Essa perspectiva conduz à afirmação de que, para além de um

funcionamento intra-sistêmico, existe também uma relação com o meio e,

consequentemente, com os demais sistemas nele presentes. Em outras palavras,

por mais que os sistemas sociais, a exemplo das organizações, tenham autonomia

para gerir suas produções de sentido, necessitam de outros sistemas para funcionar

de maneira plena. Assim, pode-se dizer que é somente a partir do conjunto dessas

relações intra e inter-sistêmicas que os sistemas sociais alcançam a evolução.

Na tentativa de se buscar explicar essa relação inter-sistêmica, Luhmann

(2010) propõe o conceito de acoplamento estrutural como principal elo entre sistema

e ambiente. Conforme sugere o autor, por meio desse mecanismo, um sistema

utiliza as estruturas de funcionamento de outro sistema, não apenas como

perturbação, mas como ferramenta auxiliar de funcionamento de suas operações.

Ele chama a atenção para o fato de que o acoplamento estrutural provoca

46

influências no sistema, mas não necessariamente determina o que acontece nele, já

que isso deteria a autopoiese e culminaria em sua destruição.

O conceito de acoplamento estrutural especifica que não pode haver nenhuma contribuição do meio capaz de manter o patrimônio de autopoiesis de um sistema. O meio só pode influir causalmente em um sistema no plano da destruição, e não no sentido da determinação de seus estados internos. (LUHMANN, 2010, p. 130).

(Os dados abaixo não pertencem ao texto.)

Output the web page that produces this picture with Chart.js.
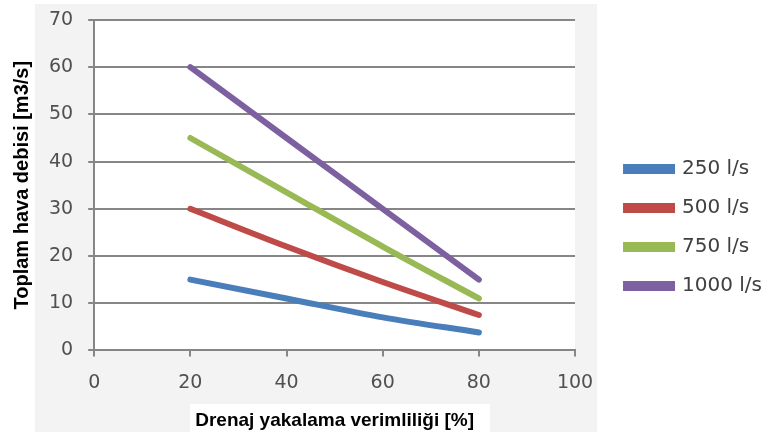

Assim, podemos dizer que os acoplamentos estruturais admitem uma

diversidade grande de formas e podem influir no sistema, desde que haja

compatibilidade com a autopoiese. Da mesma maneira, tem-se que o acoplamento

não está ajustado à totalidade do meio, mas somente a uma parte escolhida de

maneira seletiva, de forma que apenas um recorte do meio está acoplado

estruturalmente ao sistema. O restante, portanto, fica de fora, influindo sobre ele

como irritações que, por sua vez, surgem do confronto interno de expectativas intra-

sistêmicas com as perturbações externas.

Essas irritações não são simplesmente transferidas de um sistema ao outro

ou do meio ao sistema. São, na verdade, autoirritações, na medida em que é o

próprio sistema que as seleciona conforme suas expectativas, atribuindo a elas um

sentido específico. Segundo Neves (2005):

O sistema encontra na sua própria rede recursiva as maneiras de tratar aquela irritação e de produzir um processo comunicativo a partir dela, ou mesmo de ignorar aquela irritação e não selecioná-la como informação válida. Esta possibilidade está colocada na capacidade de distinção, própria do sistema, entre auto-referência e elementos externos, que gera um processo cognitivo e um processo comunicativo a partir de irritações externas, mas com a construção interna de elementos do sistema. (NEVES, 2005, p. 58).

Como a teoria parte do princípio do fechamento operacional, Neves destaca

que o desenvolvimento autônomo do sistema em relação ao ambiente, simultâneo a

uma relação do sistema com o ambiente, é um dos elementos de geração de conflito

e desestabilização. Entretanto, estas não são prejudiciais, mas auxiliam seu

desenvolvimento, uma vez que sistemas complexos requerem um alto grau de

instabilidade “para permitir uma reação continuada a si próprios e a seus ambientes,

e eles precisam reproduzir continuamente esta instabilidade.” (LUHMANN apud

NEVES, 2005, p. 55).

47

Portanto, pode-se dizer que o acoplamento estrutural tem um papel

importante no processo de evolução de um sistema, já que lhe direciona

perturbações frequentes provenientes do ambiente acoplado. Essa evolução, na

verdade, se configura mais como co-evolução, na medida em que é recíproca, ou

seja, se estende aos sistemas acoplados:

Esses ruídos são produzidos em ambos os lados do acoplamento e, no caso de dois sistemas acoplados, essas irritações mútuas geram um fluxo estrutural e ocasionam a evolução recíproca, com a produção de informações para ambos os sistemas, pois, apesar de autopoiéticos, ambos podem observar os sentidos produzidos em uma mesma ocorrência no âmbito do acoplamento. (NEVES, 2005, p. 56).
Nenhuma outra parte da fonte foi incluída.